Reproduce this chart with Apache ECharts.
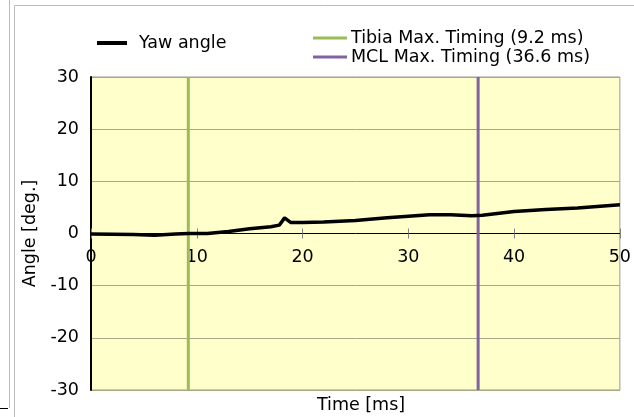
<!DOCTYPE html>
<html>
<head>
<meta charset="utf-8">
<script src="https://cdn.jsdelivr.net/npm/echarts@6/dist/echarts.min.js"></script>
<style>html,body{margin:0;padding:0;background:#fff;}#c{width:634px;height:417px;}</style>
</head>
<body>
<div id="c"></div>
<script>
const timeMs = [0, 2, 4, 6, 8, 9.2, 11, 13, 15, 17, 17.8, 18.3, 18.9, 20, 22, 25, 28, 30, 32, 34, 36, 37, 40, 43, 46, 50];
const yawDeg = [-0.1, -0.15, -0.2, -0.35, -0.1, 0, 0, 0.4, 0.9, 1.3, 1.6, 3.0, 2.1, 2.1, 2.2, 2.5, 3.0, 3.3, 3.6, 3.6, 3.4, 3.5, 4.2, 4.6, 4.9, 5.5];
const tibiaTiming = 9.2;
const mclTiming = 36.6;
const yRange = [-30, 30];
const xRange = [0, 50];
const seriesNames = ['Yaw angle', 'Tibia Max. Timing (9.2 ms)', 'MCL Max. Timing (36.6 ms)'];

const FONT = 'DejaVu Sans';
const FS = 17.5;
const GRID = {left: 91, right: 4, top: 77, bottom: 27};
const chart = echarts.init(document.getElementById('c'), null, {renderer: 'canvas'});
const yawData = timeMs.map((t, i) => [t, yawDeg[i]]);
const plotH = 417 - GRID.top - GRID.bottom;
const zeroOffset = -plotH * (0 - yRange[0]) / (yRange[1] - yRange[0]);

chart.setOption({
  animation: false,
  backgroundColor: '#ffffff',
  textStyle: {fontFamily: FONT},
  grid: Object.assign({show: true, backgroundColor: '#FFFFCC', borderColor: '#999999', borderWidth: 1}, GRID),
  legend: [
    {data: [{name: seriesNames[0], icon: 'rect'}], left: 97, top: 34, itemWidth: 30, itemHeight: 4, itemGap: 0,
     textStyle: {fontFamily: FONT, fontSize: FS, color: '#000', padding: [0, 0, 0, 7]}, padding: 0, selectedMode: false},
    {data: [{name: seriesNames[1], icon: 'rect'}, {name: seriesNames[2], icon: 'rect'}], orient: 'vertical', left: 313, top: 29,
     itemWidth: 34, itemHeight: 3, itemGap: 1,
     textStyle: {fontFamily: FONT, fontSize: FS, color: '#000', padding: [0, 0, 0, -1]}, padding: 0, selectedMode: false}
  ],
  xAxis: [
    {type: 'value', min: xRange[0], max: xRange[1], interval: 10, position: 'bottom', offset: zeroOffset,
     axisLine: {onZero: false, lineStyle: {color: '#000', width: 1}},
     axisTick: {show: true, inside: false, length: 5, lineStyle: {color: '#808080'}},
     axisLabel: {fontFamily: FONT, fontSize: FS, color: '#000', margin: 15, alignMinLabel: 'center', alignMaxLabel: 'center', hideOverlap: false},
     splitLine: {show: false}},
    {type: 'value', min: xRange[0], max: xRange[1], interval: 10, position: 'bottom', offset: zeroOffset,
     axisLine: {show: false, onZero: false},
     axisTick: {show: true, inside: true, length: 5, lineStyle: {color: '#808080'}},
     axisLabel: {show: false}, splitLine: {show: false}}
  ],
  yAxis: {type: 'value', min: yRange[0], max: yRange[1], interval: 10,
    name: 'Angle [deg.]', nameLocation: 'middle', nameGap: 45,
    nameTextStyle: {fontFamily: FONT, fontSize: FS, color: '#000'},
    axisLine: {show: true, onZero: false, lineStyle: {color: '#000', width: 2}},
    axisTick: {show: false},
    axisLabel: {fontFamily: FONT, fontSize: FS, color: '#000', margin: 12},
    splitLine: {show: true, lineStyle: {color: '#a8a888', width: 1}}},
  graphic: [
    {type: 'text', x: 361, y: 405, style: {text: 'Time [ms]', font: FS + 'px ' + FONT, fill: '#000', align: 'center', verticalAlign: 'middle'}},
    {type: 'rect', shape: {x: 14.5, y: 5.5, width: 640, height: 430}, style: {fill: 'none', stroke: '#bbbbbb', lineWidth: 1}, z: 100},
    {type: 'line', shape: {x1: 9.5, y1: 0, x2: 9.5, y2: 408}, style: {stroke: '#bbbbbb', lineWidth: 1}, z: 100},
    {type: 'line', shape: {x1: 0, y1: 408.5, x2: 8, y2: 408.5}, style: {stroke: '#000', lineWidth: 1}, z: 100}
  ],
  series: [
    {name: seriesNames[0], type: 'line', data: yawData, showSymbol: false, smooth: false, color: '#000',
     lineStyle: {color: '#000', width: 3.5}, z: 5},
    {name: seriesNames[1], type: 'line', data: [[tibiaTiming, yRange[0]], [tibiaTiming, yRange[1]]], showSymbol: false, color: '#9BBB59',
     lineStyle: {color: '#9BBB59', width: 3}, z: 4},
    {name: seriesNames[2], type: 'line', data: [[mclTiming, yRange[0]], [mclTiming, yRange[1]]], showSymbol: false, color: '#8064A2',
     lineStyle: {color: '#8064A2', width: 3}, z: 4}
  ]
});
</script>
</body>
</html>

### Stated task
Write out the material above again, word for word, minus its pictures.

### Written response
Reproduce this chart with Apache ECharts.
<!DOCTYPE html>
<html>
<head>
<meta charset="utf-8">
<script src="https://cdn.jsdelivr.net/npm/echarts@6/dist/echarts.min.js"></script>
<style>html,body{margin:0;padding:0;background:#fff;}#c{width:634px;height:417px;}</style>
</head>
<body>
<div id="c"></div>
<script>
const timeMs = [0, 2, 4, 6, 8, 9.2, 11, 13, 15, 17, 17.8, 18.3, 18.9, 20, 22, 25, 28, 30, 32, 34, 36, 37, 40, 43, 46, 50];
const yawDeg = [-0.1, -0.15, -0.2, -0.35, -0.1, 0, 0, 0.4, 0.9, 1.3, 1.6, 3.0, 2.1, 2.1, 2.2, 2.5, 3.0, 3.3, 3.6, 3.6, 3.4, 3.5, 4.2, 4.6, 4.9, 5.5];
const tibiaTiming = 9.2;
const mclTiming = 36.6;
const yRange = [-30, 30];
const xRange = [0, 50];
const seriesNames = ['Yaw angle', 'Tibia Max. Timing (9.2 ms)', 'MCL Max. Timing (36.6 ms)'];

const FONT = 'DejaVu Sans';
const FS = 17.5;
const GRID = {left: 91, right: 4, top: 77, bottom: 27};
const chart = echarts.init(document.getElementById('c'), null, {renderer: 'canvas'});
const yawData = timeMs.map((t, i) => [t, yawDeg[i]]);
const plotH = 417 - GRID.top - GRID.bottom;
const zeroOffset = -plotH * (0 - yRange[0]) / (yRange[1] - yRange[0]);

chart.setOption({
  animation: false,
  backgroundColor: '#ffffff',
  textStyle: {fontFamily: FONT},
  grid: Object.assign({show: true, backgroundColor: '#FFFFCC', borderColor: '#999999', borderWidth: 1}, GRID),
  legend: [
    {data: [{name: seriesNames[0], icon: 'rect'}], left: 97, top: 34, itemWidth: 30, itemHeight: 4, itemGap: 0,
     textStyle: {fontFamily: FONT, fontSize: FS, color: '#000', padding: [0, 0, 0, 7]}, padding: 0, selectedMode: false},
    {data: [{name: seriesNames[1], icon: 'rect'}, {name: seriesNames[2], icon: 'rect'}], orient: 'vertical', left: 313, top: 29,
     itemWidth: 34, itemHeight: 3, itemGap: 1,
     textStyle: {fontFamily: FONT, fontSize: FS, color: '#000', padding: [0, 0, 0, -1]}, padding: 0, selectedMode: false}
  ],
  xAxis: [
    {type: 'value', min: xRange[0], max: xRange[1], interval: 10, position: 'bottom', offset: zeroOffset,
     axisLine: {onZero: false, lineStyle: {color: '#000', width: 1}},
     axisTick: {show: true, inside: false, length: 5, lineStyle: {color: '#808080'}},
     axisLabel: {fontFamily: FONT, fontSize: FS, color: '#000', margin: 15, alignMinLabel: 'center', alignMaxLabel: 'center', hideOverlap: false},
     splitLine: {show: false}},
    {type: 'value', min: xRange[0], max: xRange[1], interval: 10, position: 'bottom', offset: zeroOffset,
     axisLine: {show: false, onZero: false},
     axisTick: {show: true, inside: true, length: 5, lineStyle: {color: '#808080'}},
     axisLabel: {show: false}, splitLine: {show: false}}
  ],
  yAxis: {type: 'value', min: yRange[0], max: yRange[1], interval: 10,
    name: 'Angle [deg.]', nameLocation: 'middle', nameGap: 45,
    nameTextStyle: {fontFamily: FONT, fontSize: FS, color: '#000'},
    axisLine: {show: true, onZero: false, lineStyle: {color: '#000', width: 2}},
    axisTick: {show: false},
    axisLabel: {fontFamily: FONT, fontSize: FS, color: '#000', margin: 12},
    splitLine: {show: true, lineStyle: {color: '#a8a888', width: 1}}},
  graphic: [
    {type: 'text', x: 361, y: 405, style: {text: 'Time [ms]', font: FS + 'px ' + FONT, fill: '#000', align: 'center', verticalAlign: 'middle'}},
    {type: 'rect', shape: {x: 14.5, y: 5.5, width: 640, height: 430}, style: {fill: 'none', stroke: '#bbbbbb', lineWidth: 1}, z: 100},
    {type: 'line', shape: {x1: 9.5, y1: 0, x2: 9.5, y2: 408}, style: {stroke: '#bbbbbb', lineWidth: 1}, z: 100},
    {type: 'line', shape: {x1: 0, y1: 408.5, x2: 8, y2: 408.5}, style: {stroke: '#000', lineWidth: 1}, z: 100}
  ],
  series: [
    {name: seriesNames[0], type: 'line', data: yawData, showSymbol: false, smooth: false, color: '#000',
     lineStyle: {color: '#000', width: 3.5}, z: 5},
    {name: seriesNames[1], type: 'line', data: [[tibiaTiming, yRange[0]], [tibiaTiming, yRange[1]]], showSymbol: false, color: '#9BBB59',
     lineStyle: {color: '#9BBB59', width: 3}, z: 4},
    {name: seriesNames[2], type: 'line', data: [[mclTiming, yRange[0]], [mclTiming, yRange[1]]], showSymbol: false, color: '#8064A2',
     lineStyle: {color: '#8064A2', width: 3}, z: 4}
  ]
});
</script>
</body>
</html>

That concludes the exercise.